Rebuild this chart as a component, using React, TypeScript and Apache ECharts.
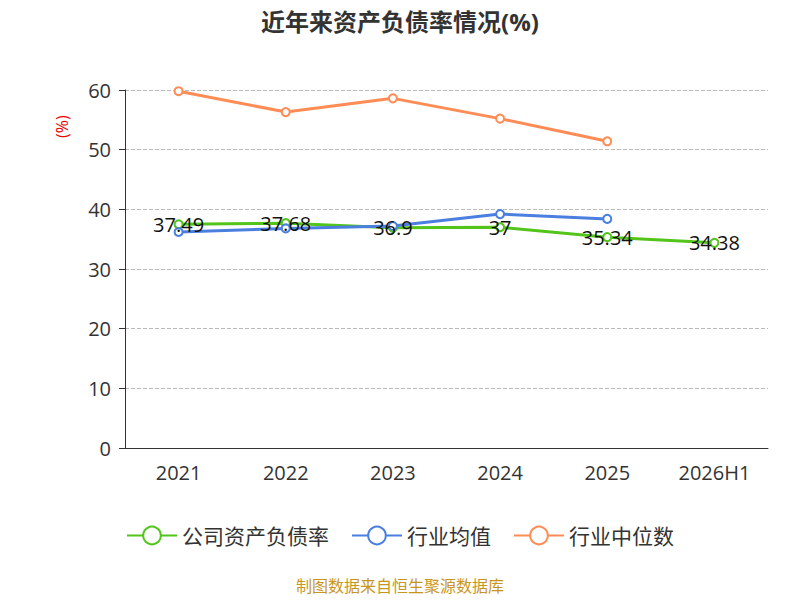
import React, { useEffect, useRef } from "react";
import * as echarts from "echarts";

const years = ["2021", "2022", "2023", "2024", "2025", "2026H1"];
const companyRatio = [37.49, 37.68, 36.9, 37, 35.34, 34.38];
const industryAvg = [36.2, 36.8, 37.2, 39.2, 38.4];
const industryMedian = [59.8, 56.3, 58.6, 55.2, 51.4];

const font = "'Open Sans', 'Noto Sans CJK SC', sans-serif";

export default function App() {
  const chartRef = useRef<HTMLDivElement>(null);

  useEffect(() => {
    if (!chartRef.current) return;
    const chart = echarts.init(chartRef.current, undefined, { renderer: "svg" });

    const option: echarts.EChartsOption = {
      animation: false,
      textStyle: { fontFamily: font },
      title: {
        text: "近年来资产负债率情况(%)",
        left: "center",
        top: -4,
        textStyle: { fontSize: 24, fontWeight: "bold", color: "#333", fontFamily: font },
      },
      grid: { left: 117, right: 24, top: 82, bottom: 152 },
      legend: {
        top: 512,
        itemWidth: 50,
        itemHeight: 22,
        itemGap: 22,
        textStyle: { fontSize: 21, color: "#333" },
        data: ["公司资产负债率", "行业均值", "行业中位数"],
      },
      xAxis: {
        type: "category",
        data: years,
        axisLine: { lineStyle: { color: "#333" } },
        axisTick: { length: 6 },
        axisLabel: { fontSize: 20, color: "#333", margin: 14 },
      },
      yAxis: {
        type: "value",
        min: 0,
        max: 60,
        interval: 10,
        axisLine: { show: true, lineStyle: { color: "#333" } },
        axisTick: { show: true, length: 6 },
        axisLabel: { fontSize: 20, color: "#333", margin: 14 },
        splitLine: { lineStyle: { type: "dashed", color: "#bbb" } },
      },
      series: [
        {
          name: "公司资产负债率",
          type: "line",
          data: companyRatio,
          symbol: "emptyCircle",
          symbolSize: 8,
          itemStyle: { color: "#52c41a" },
          lineStyle: { width: 3 },
          label: { show: true, position: "inside", fontSize: 20, color: "#111" },
          z: 3,
        },
        {
          name: "行业均值",
          type: "line",
          data: industryAvg,
          symbol: "emptyCircle",
          symbolSize: 8,
          itemStyle: { color: "#4a7fe0" },
          lineStyle: { width: 3 },
        },
        {
          name: "行业中位数",
          type: "line",
          data: industryMedian,
          symbol: "emptyCircle",
          symbolSize: 8,
          itemStyle: { color: "#ff8c55" },
          lineStyle: { width: 3 },
        },
      ],
      graphic: [
        {
          type: "text",
          x: 46,
          y: 130,
          rotation: Math.PI / 2,
          style: { text: "(%)", fill: "#e00", fontSize: 16, fontFamily: font },
        },
        {
          type: "text",
          left: "center",
          top: 570,
          style: {
            text: "制图数据来自恒生聚源数据库",
            fill: "#c8961e",
            fontSize: 16,
            fontFamily: font,
          },
        },
      ],
    };

    chart.setOption(option);
    return () => chart.dispose();
  }, []);

  return <div ref={chartRef} style={{ width: 784, height: 592 }} />;
}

..........

**EXERCISE TASK:** Transcribe the full listing above exactly, with the images removed.

**RESULT:**
Rebuild this chart as a component, using React, TypeScript and Apache ECharts.
import React, { useEffect, useRef } from "react";
import * as echarts from "echarts";

const years = ["2021", "2022", "2023", "2024", "2025", "2026H1"];
const companyRatio = [37.49, 37.68, 36.9, 37, 35.34, 34.38];
const industryAvg = [36.2, 36.8, 37.2, 39.2, 38.4];
const industryMedian = [59.8, 56.3, 58.6, 55.2, 51.4];

const font = "'Open Sans', 'Noto Sans CJK SC', sans-serif";

export default function App() {
  const chartRef = useRef<HTMLDivElement>(null);

  useEffect(() => {
    if (!chartRef.current) return;
    const chart = echarts.init(chartRef.current, undefined, { renderer: "svg" });

    const option: echarts.EChartsOption = {
      animation: false,
      textStyle: { fontFamily: font },
      title: {
        text: "近年来资产负债率情况(%)",
        left: "center",
        top: -4,
        textStyle: { fontSize: 24, fontWeight: "bold", color: "#333", fontFamily: font },
      },
      grid: { left: 117, right: 24, top: 82, bottom: 152 },
      legend: {
        top: 512,
        itemWidth: 50,
        itemHeight: 22,
        itemGap: 22,
        textStyle: { fontSize: 21, color: "#333" },
        data: ["公司资产负债率", "行业均值", "行业中位数"],
      },
      xAxis: {
        type: "category",
        data: years,
        axisLine: { lineStyle: { color: "#333" } },
        axisTick: { length: 6 },
        axisLabel: { fontSize: 20, color: "#333", margin: 14 },
      },
      yAxis: {
        type: "value",
        min: 0,
        max: 60,
        interval: 10,
        axisLine: { show: true, lineStyle: { color: "#333" } },
        axisTick: { show: true, length: 6 },
        axisLabel: { fontSize: 20, color: "#333", margin: 14 },
        splitLine: { lineStyle: { type: "dashed", color: "#bbb" } },
      },
      series: [
        {
          name: "公司资产负债率",
          type: "line",
          data: companyRatio,
          symbol: "emptyCircle",
          symbolSize: 8,
          itemStyle: { color: "#52c41a" },
          lineStyle: { width: 3 },
          label: { show: true, position: "inside", fontSize: 20, color: "#111" },
          z: 3,
        },
        {
          name: "行业均值",
          type: "line",
          data: industryAvg,
          symbol: "emptyCircle",
          symbolSize: 8,
          itemStyle: { color: "#4a7fe0" },
          lineStyle: { width: 3 },
        },
        {
          name: "行业中位数",
          type: "line",
          data: industryMedian,
          symbol: "emptyCircle",
          symbolSize: 8,
          itemStyle: { color: "#ff8c55" },
          lineStyle: { width: 3 },
        },
      ],
      graphic: [
        {
          type: "text",
          x: 46,
          y: 130,
          rotation: Math.PI / 2,
          style: { text: "(%)", fill: "#e00", fontSize: 16, fontFamily: font },
        },
        {
          type: "text",
          left: "center",
          top: 570,
          style: {
            text: "制图数据来自恒生聚源数据库",
            fill: "#c8961e",
            fontSize: 16,
            fontFamily: font,
          },
        },
      ],
    };

    chart.setOption(option);
    return () => chart.dispose();
  }, []);

  return <div ref={chartRef} style={{ width: 784, height: 592 }} />;
}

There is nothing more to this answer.